==== EXERCISE INPUTS

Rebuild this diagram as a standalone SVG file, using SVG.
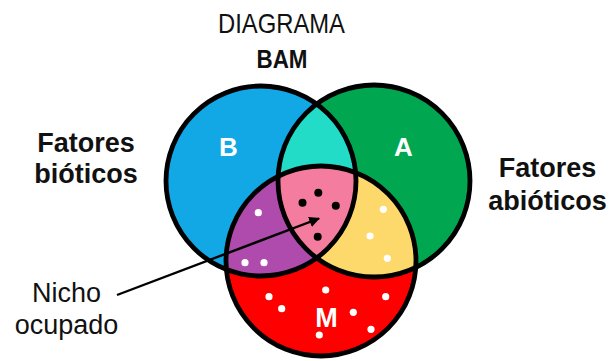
<svg xmlns="http://www.w3.org/2000/svg" width="611" height="361" viewBox="0 0 611 361">
  <style>
    .ring { fill: none; stroke: #000; stroke-width: 4.8; }
    .lbl { font-family: "Liberation Sans", Arial, sans-serif; fill: #111; text-anchor: middle; }
    .bold { font-weight: bold; }
    .set { font-family: "Liberation Sans", Arial, sans-serif; font-weight: bold; fill: #fff; text-anchor: middle; }
    .wdot { fill: #fff; }
    .kdot { fill: #000; }
  </style>
  <defs>
    <clipPath id="clipB"><circle cx="261" cy="181" r="95"/></clipPath>
    <clipPath id="clipA"><circle cx="374" cy="181" r="96"/></clipPath>
    <marker id="head" viewBox="0 0 10 10" refX="9" refY="5" markerWidth="4.5" markerHeight="4.5" orient="auto" markerUnits="strokeWidth">
      <path d="M0,0 L10,5 L0,10 Z" fill="#000"/>
    </marker>
  </defs>

  <rect width="611" height="361" fill="#fff"/>

  <!-- title -->
  <g id="title">
    <text class="lbl" x="281.5" y="33" font-size="28" textLength="127" lengthAdjust="spacingAndGlyphs">DIAGRAMA</text>
    <text class="lbl bold" x="282" y="67.5" font-size="26" textLength="51" lengthAdjust="spacingAndGlyphs">BAM</text>
  </g>

  <!-- set fills -->
  <g id="fills">
    <circle cx="261" cy="181" r="95" fill="#12A8E6"/>
    <circle cx="374" cy="181" r="96" fill="#00A650"/>
    <circle cx="321" cy="261" r="95" fill="#FF0000"/>
    <!-- B ∩ A -->
    <circle cx="374" cy="181" r="96" fill="#22DCC8" clip-path="url(#clipB)"/>
    <!-- B ∩ M -->
    <circle cx="321" cy="261" r="95" fill="#B04BAE" clip-path="url(#clipB)"/>
    <!-- A ∩ M -->
    <circle cx="321" cy="261" r="95" fill="#FDD86A" clip-path="url(#clipA)"/>
    <!-- B ∩ A ∩ M -->
    <g clip-path="url(#clipA)">
      <circle cx="321" cy="261" r="95" fill="#F47C9E" clip-path="url(#clipB)"/>
    </g>
  </g>

  <!-- node B -->
  <g id="node-B">
    <circle class="ring" cx="261" cy="181" r="95"/>
    <text class="set" x="228.5" y="156" font-size="26">B</text>
  </g>

  <!-- node A -->
  <g id="node-A">
    <circle class="ring" cx="374" cy="181" r="96"/>
    <text class="set" x="403.5" y="156" font-size="26">A</text>
  </g>

  <!-- node M -->
  <g id="node-M">
    <circle class="ring" cx="321" cy="261" r="95"/>
    <text class="set" x="326.5" y="327" font-size="27">M</text>
  </g>

  <!-- points -->
  <g id="points">
    <circle class="wdot" cx="258.3" cy="212.7" r="3.6"/>
    <circle class="wdot" cx="245" cy="262.7" r="3.6"/>
    <circle class="wdot" cx="264" cy="262.7" r="3.6"/>
    <circle class="wdot" cx="383.3" cy="209.3" r="3.6"/>
    <circle class="wdot" cx="370" cy="236" r="3.6"/>
    <circle class="wdot" cx="387.3" cy="258.3" r="3.6"/>
    <circle class="wdot" cx="325.7" cy="290" r="3.6"/>
    <circle class="wdot" cx="269" cy="296.7" r="3.6"/>
    <circle class="wdot" cx="281.7" cy="308.7" r="3.6"/>
    <circle class="wdot" cx="353.3" cy="312.3" r="3.6"/>
    <circle class="wdot" cx="385.7" cy="296.7" r="3.6"/>
    <circle class="wdot" cx="371" cy="329.3" r="3.6"/>
    <circle class="wdot" cx="319.3" cy="335" r="3.6"/>
    <circle class="kdot" cx="318.3" cy="192.7" r="4"/>
    <circle class="kdot" cx="302.5" cy="202.8" r="4"/>
    <circle class="kdot" cx="335.8" cy="205.8" r="4"/>
    <circle class="kdot" cx="317.7" cy="236.8" r="4"/>
  </g>

  <!-- side labels -->
  <g id="label-bioticos">
    <text class="lbl bold" x="86" y="151.5" font-size="27">Fatores</text>
    <text class="lbl bold" x="86" y="183.3" font-size="27">bióticos</text>
  </g>
  <g id="label-abioticos">
    <text class="lbl bold" x="547.5" y="176.7" font-size="27">Fatores</text>
    <text class="lbl bold" x="547.5" y="210" font-size="27">abióticos</text>
  </g>
  <g id="label-nicho">
    <text class="lbl" x="66.5" y="301.7" font-size="27">Nicho</text>
    <text class="lbl" x="66.5" y="334" font-size="27">ocupado</text>
  </g>

  <!-- connectors -->
  <g id="connectors">
    <line x1="117" y1="295" x2="319" y2="218.5" stroke="#000" stroke-width="2.4" marker-end="url(#head)"/>
  </g>
</svg>
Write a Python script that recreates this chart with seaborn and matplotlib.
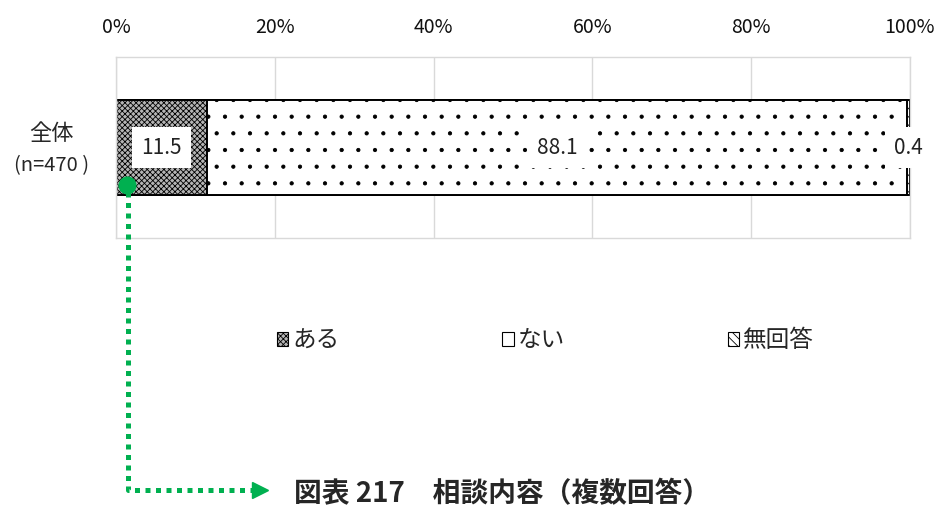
import matplotlib
matplotlib.use('Agg')
import matplotlib.pyplot as plt
import matplotlib.patches as mpatches
from matplotlib.lines import Line2D
import seaborn as sns

# data
category = ['全体']
n_label = '(n=470 )'
series = ['ある', 'ない', '無回答']
values = [11.5, 88.1, 0.4]
ticks = [0, 20, 40, 60, 80, 100]
tick_labels = ['0%', '20%', '40%', '60%', '80%', '100%']
title = '図表 217\u3000相談内容（複数回答）'

sns.set_theme(style='white')
plt.rcParams['font.family'] = ['Noto Sans CJK JP', 'DejaVu Sans']
plt.rcParams['hatch.linewidth'] = 0.6

styles = {
    'ある': dict(color='#b5b5b5', hatch='xxxxxx'),
    'ない': dict(color='white', hatch='.'),
    '無回答': dict(color='white', hatch='\\\\\\\\'),
}

fig, ax = plt.subplots(figsize=(9.4, 5.11), dpi=100)
fig.subplots_adjust(left=0.1234, right=0.968, top=0.8885, bottom=0.5342)

# stacked bar by overlapping cumulative totals, biggest first
cum = []
total = 0
for v in values:
    total += v
    cum.append(total)
for name, c in reversed(list(zip(series, cum))):
    st = styles[name]
    sns.barplot(x=[c], y=category, orient='h', ax=ax, color=st['color'],
                saturation=1, width=0.52, edgecolor='black', linewidth=1.4,
                hatch=st['hatch'], errorbar=None)

# value labels
left = 0
for v in values:
    ax.text(left + v / 2, 0, f'{v:.1f}', ha='center', va='center', fontsize=15,
            color='#222222', clip_on=False, zorder=5,
            bbox=dict(boxstyle='square,pad=0.45', fc='white', ec='none'))
    left += v

ax.set_xlim(0, 100)
ax.set_xticks(ticks)
ax.set_xticklabels(tick_labels, fontsize=14)
ax.xaxis.tick_top()
ax.tick_params(axis='x', length=0, pad=14, colors='#111111')
ax.set_yticks([])
ax.set_xlabel('')
ax.set_ylabel('')
ax.grid(axis='x', color='#d9d9d9', linewidth=1)
ax.set_axisbelow(True)
for s in ax.spines.values():
    s.set_color('#d9d9d9')
    s.set_linewidth(1)

# category label on the left
ax.text(-0.081, 0.58, category[0], transform=ax.transAxes, ha='center',
        va='center', fontsize=16)
ax.text(-0.081, 0.40, n_label, transform=ax.transAxes, ha='center',
        va='center', fontsize=14.5)

# legend
handles = [mpatches.Patch(facecolor=styles[s]['color'], hatch=styles[s]['hatch'],
                          edgecolor='black', linewidth=0.8, label=s) for s in series]
fig.legend(handles=handles, loc='center', bbox_to_anchor=(0.58, 0.333), ncol=3,
           frameon=False, fontsize=17, handlelength=0.5, handleheight=0.5,
           handletextpad=0.15, columnspacing=6.9)

# green arrow annotation
W, H = 940, 511
green = '#00b050'
fig.add_artist(Line2D([128 / W, 128 / W, 256 / W], [1 - 192 / H, 1 - 490 / H, 1 - 490 / H],
                      transform=fig.transFigure, color=green, linewidth=3.6,
                      dashes=(1, 1.1), dash_capstyle='butt', solid_joinstyle='miter'))
fig.add_artist(Line2D([127 / W], [1 - 185 / H], transform=fig.transFigure,
                      marker='o', markersize=12, color=green, linestyle='none'))
fig.add_artist(Line2D([260 / W], [1 - 490 / H], transform=fig.transFigure,
                      marker='>', markersize=12, color=green, linestyle='none'))

fig.text(294 / W, 1 - 494 / H, title, ha='left', va='center', fontsize=20,
         fontweight='bold')

fig.savefig('out.png', dpi=100)
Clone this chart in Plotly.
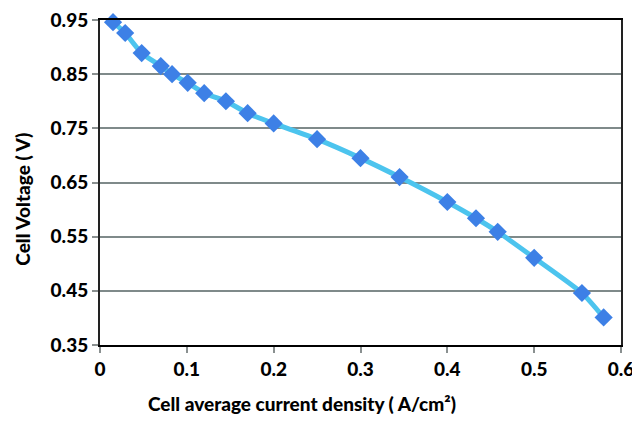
import plotly.graph_objects as go

# polarization curve
current_density = [0.015, 0.029, 0.048, 0.070, 0.083, 0.101, 0.120, 0.145, 0.170, 0.200,
                   0.250, 0.300, 0.345, 0.400, 0.433, 0.458, 0.500, 0.555, 0.580]
cell_voltage = [0.946, 0.926, 0.889, 0.865, 0.850, 0.834, 0.815, 0.800, 0.778, 0.759,
                0.730, 0.695, 0.660, 0.614, 0.584, 0.559, 0.511, 0.446, 0.401]

x_ticks = [0, 0.1, 0.2, 0.3, 0.4, 0.5, 0.6]
x_labels = ["0", "0.1", "0.2", "0.3", "0.4", "0.5", "0.6"]
y_ticks = [0.35, 0.45, 0.55, 0.65, 0.75, 0.85, 0.95]
y_labels = ["0.35", "0.45", "0.55", "0.65", "0.75", "0.85", "0.95"]

font = "Lato, Open Sans, sans-serif"

fig = go.Figure()
fig.add_trace(go.Scatter(
    x=current_density, y=cell_voltage,
    mode="lines+markers",
    line=dict(color="#4cc4ee", width=5, shape="spline", smoothing=0.6),
    marker=dict(symbol="diamond", size=14, color="#3d80e6"),
    showlegend=False,
    cliponaxis=False,
))

# the page body adds an 8px margin, so the figure is sized to what is left of the window
fig.update_layout(
    width=632, height=414,
    margin=dict(l=92, r=19, t=12, b=77),
    paper_bgcolor="white", plot_bgcolor="white",
    font=dict(family=font, color="black", weight=900),
    xaxis=dict(
        range=[0, 0.6], tickvals=x_ticks, ticktext=x_labels,
        showgrid=False, zeroline=False, automargin=False, ticklabeloverflow="allow",
        showline=True, linecolor="black", linewidth=2, mirror=True,
        ticks="outside", ticklen=6, tickwidth=2, tickcolor="#8a9090",
        tickfont=dict(size=19, family=font, weight=900),
    ),
    yaxis=dict(
        range=[0.35, 0.95], tickvals=y_ticks, ticktext=y_labels,
        showgrid=True, gridcolor="#7f8a8a", gridwidth=2, zeroline=False,
        automargin=False, ticklabeloverflow="allow",
        showline=True, linecolor="#222222", linewidth=2, mirror=True,
        ticks="outside", ticklen=6, tickwidth=2, tickcolor="#8a9090",
        tickfont=dict(size=19, family=font, weight=900),
    ),
    annotations=[
        dict(text="Cell average current density ( A/cm²)", xref="paper", yref="paper",
             x=0.388, y=-0.18, xanchor="center", yanchor="middle", showarrow=False,
             font=dict(size=19, family=font, weight=900)),
        dict(text="Cell Voltage ( V)", xref="paper", yref="paper",
             x=-0.148, y=0.45, xanchor="center", yanchor="middle", showarrow=False,
             textangle=-90, font=dict(size=19, family=font, weight=900)),
    ],
)

fig.write_html("out.html")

========

** GOAL **
Quote the data above exactly from the line with "Write a Python" to the line with "s.set_linewidth(1)", both ends counted, and nothing else. Pictures don't go in.

** RESULT OF THIS EXERCISE **
Write a Python script that recreates this chart with seaborn and matplotlib.
import matplotlib
matplotlib.use('Agg')
import matplotlib.pyplot as plt
import matplotlib.patches as mpatches
from matplotlib.lines import Line2D
import seaborn as sns

# data
category = ['全体']
n_label = '(n=470 )'
series = ['ある', 'ない', '無回答']
values = [11.5, 88.1, 0.4]
ticks = [0, 20, 40, 60, 80, 100]
tick_labels = ['0%', '20%', '40%', '60%', '80%', '100%']
title = '図表 217\u3000相談内容（複数回答）'

sns.set_theme(style='white')
plt.rcParams['font.family'] = ['Noto Sans CJK JP', 'DejaVu Sans']
plt.rcParams['hatch.linewidth'] = 0.6

styles = {
    'ある': dict(color='#b5b5b5', hatch='xxxxxx'),
    'ない': dict(color='white', hatch='.'),
    '無回答': dict(color='white', hatch='\\\\\\\\'),
}

fig, ax = plt.subplots(figsize=(9.4, 5.11), dpi=100)
fig.subplots_adjust(left=0.1234, right=0.968, top=0.8885, bottom=0.5342)

# stacked bar by overlapping cumulative totals, biggest first
cum = []
total = 0
for v in values:
    total += v
    cum.append(total)
for name, c in reversed(list(zip(series, cum))):
    st = styles[name]
    sns.barplot(x=[c], y=category, orient='h', ax=ax, color=st['color'],
                saturation=1, width=0.52, edgecolor='black', linewidth=1.4,
                hatch=st['hatch'], errorbar=None)

# value labels
left = 0
for v in values:
    ax.text(left + v / 2, 0, f'{v:.1f}', ha='center', va='center', fontsize=15,
            color='#222222', clip_on=False, zorder=5,
            bbox=dict(boxstyle='square,pad=0.45', fc='white', ec='none'))
    left += v

ax.set_xlim(0, 100)
ax.set_xticks(ticks)
ax.set_xticklabels(tick_labels, fontsize=14)
ax.xaxis.tick_top()
ax.tick_params(axis='x', length=0, pad=14, colors='#111111')
ax.set_yticks([])
ax.set_xlabel('')
ax.set_ylabel('')
ax.grid(axis='x', color='#d9d9d9', linewidth=1)
ax.set_axisbelow(True)
for s in ax.spines.values():
    s.set_color('#d9d9d9')
    s.set_linewidth(1)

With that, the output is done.